On Jan. 17, St. Thomas, a private Catholic school in Minnesota, announced the $75 million gift from Lee and Penny Anderson for a new arena. According to the press release, the gift is one of the 10 largest college athletics donations in U.S. history.

The Lee and Penny Anderson Arena will be on the university's south campus. The arena will require $131 million in fundraising and cost an estimated $175 million. St. Thomas aims to break ground in 2024 and open the facility by fall 2025.

"This is about more than just hockey and basketball games — this is a gift that will be transformative for our entire St. Paul campus, enhance the experience of our students, and raise visibility for the university as a whole," said St. Thomas President Rob Vischer. "It also creates a new community and economic asset for the Twin Cities, the state of Minnesota, and the region."

St. Thomas hopes to share the arena with the community by partnering with schools, nonprofits, businesses, youth groups, and other organizations to host events.

The Andersons have surpassed their 2007 donation record of $60 million. Those funds went toward three facilities that opened in 2010: the Anderson Student Center, Anderson Athletic and Recreation Complex (AARC), and Anderson Parking Facility.

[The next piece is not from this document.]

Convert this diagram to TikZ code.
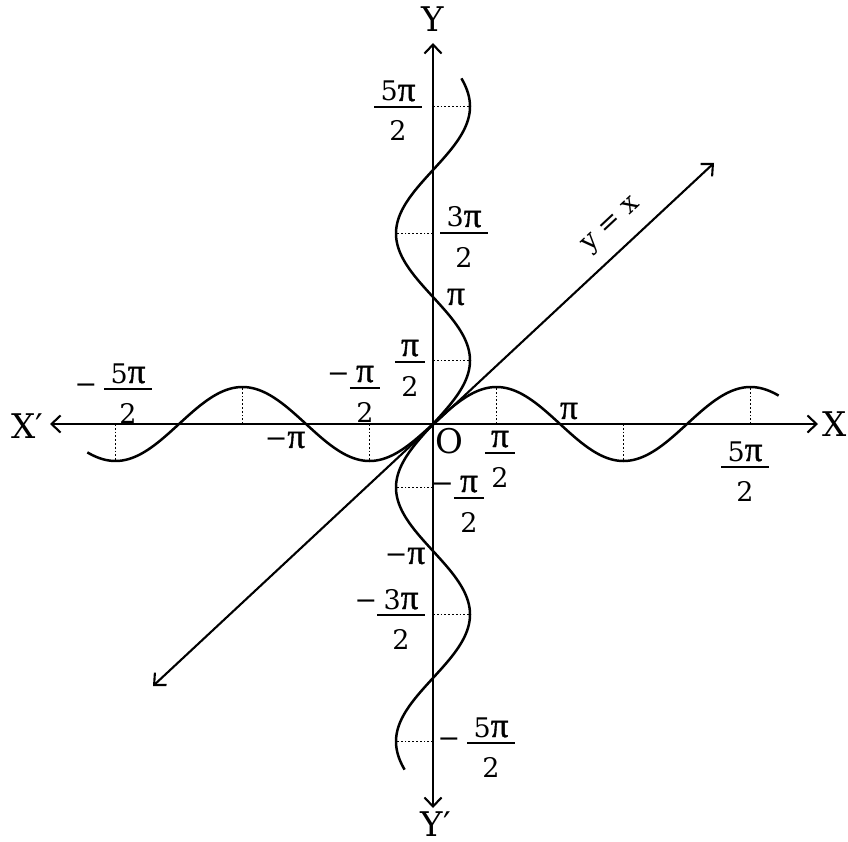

"Higher education is one of the world's most important institutions because it truly has an ability to have a positive impact on the world, and the world needs St. Thomas' students and graduates," said Lee Anderson. "For the first time ever, Minnesotans have a private university option for D-I caliber education and athletics, and we're proud to be part of making this vision a reality for young people in Minnesota and beyond."

According to the press release, St. Thomas became the first Division III institution in the modern NCAA to transition directly to Division I sports competition in 2021. The basketball team currently plays at the AARC's Schoenecker Arena.

The men's and women's hockey teams currently play at Saint Thomas Academy's Ice Arena in Mendota Heights, about 7 miles from campus.

"For 138 years, St. Thomas has demonstrated commitment to excellence in all that it does, and this arena shows that same commitment to our Division I transition," said Phil Esten, vice president for athletics. "Tommie hockey and basketball compete in some of the country's best conferences, and this new arena will provide practice, competition and fan experiences expected of a Division I program."